(SS) A group advocating for the legalization of marijuana sued the Broward County Supervisor of Elections on Thursday after some mail-in ballots did not include a question about a state constitutional amendment on allowing medical marijuana.
NORML of Florida, a chapter of the National Organization for the Reform of Marijuana Laws, filed the lawsuit against county Supervisor of Elections Dr. Brenda Snipes.
It asked a county court judge to require that the elections office distribute new ballots to all voters who have received vote-by-mail ballots and to include information that explains that Amendment 2 had not been included on previous ballots.
"The end result of this error is catastrophic and cataclysmic as it applies to this ballot item, effectively disenfranchising voters and eliminating the right to vote on certain matters which have been lawfully placed on the ballot," the lawsuit says.
The amendment needs 60 percent of the vote to pass.
"Every voter and vote, therefore, is critical," the lawsuit says.
Snipes did not immediately respond to an email or phone call Thursday after the lawsuit was filed.
The lawsuit comes after Anne Sallee, a former Oakland Park commissioner, reported that her ballot did not include Amendment 2. Sallee said her husband's ballot, and those of a couple of neighbors, were also missing the question.
There are multiple versions of ballots, depending on where a voter lives in the county, so not everyone was affected. It is unclear how many ballots did not include the question.
Snipes told the Sun Sentinel on Wednesday she looked at other ballots for Sallee's Oakland Park precinct and specific ballot layout, and they are not missing the medical marijuana question.
Sallee said she delivered her ballot and her husband's ballot to elections officials on Thursday to show them the error.

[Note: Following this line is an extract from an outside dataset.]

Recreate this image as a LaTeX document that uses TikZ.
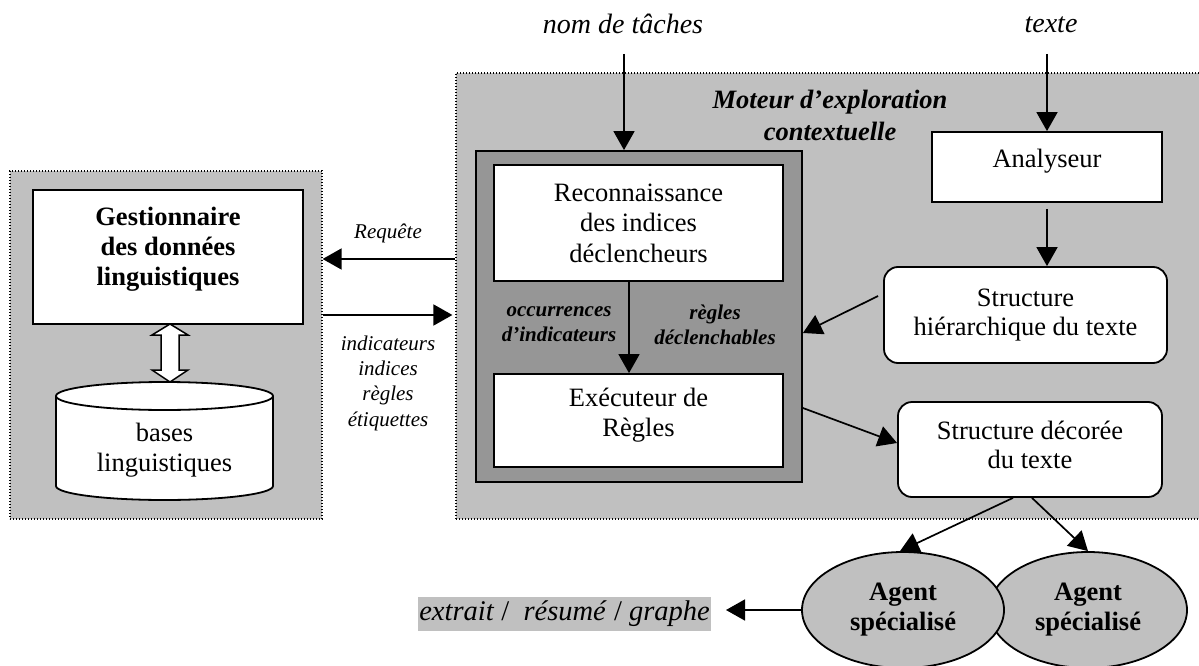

Norman Kent, one of the attorneys representing NORML of Florida, said he had received four calls about the error as of Thursday afternoon. Kent, who is based in Fort Lauderdale, is the national vice chairman of NORML's board of directors.
Karen Goldstein, deputy director of NORML of Florida and a Broward resident, is also listed as a plaintiff in the lawsuit. NORML of Florida is in West Park.
Snipes' office has dealt with other ballot issues this year.
About 1,800 voters in Davie received incorrect voter ID cards, before the Aug. 30 primary, which Snipes attributed to a printing error. A judicial candidate's name was reported to be misspelled on early voting ballots for that election.
More recently, her office was criticized for printing ballots for the November election that include the word "no" in the "yes" line on the county's transportation sales surtax question.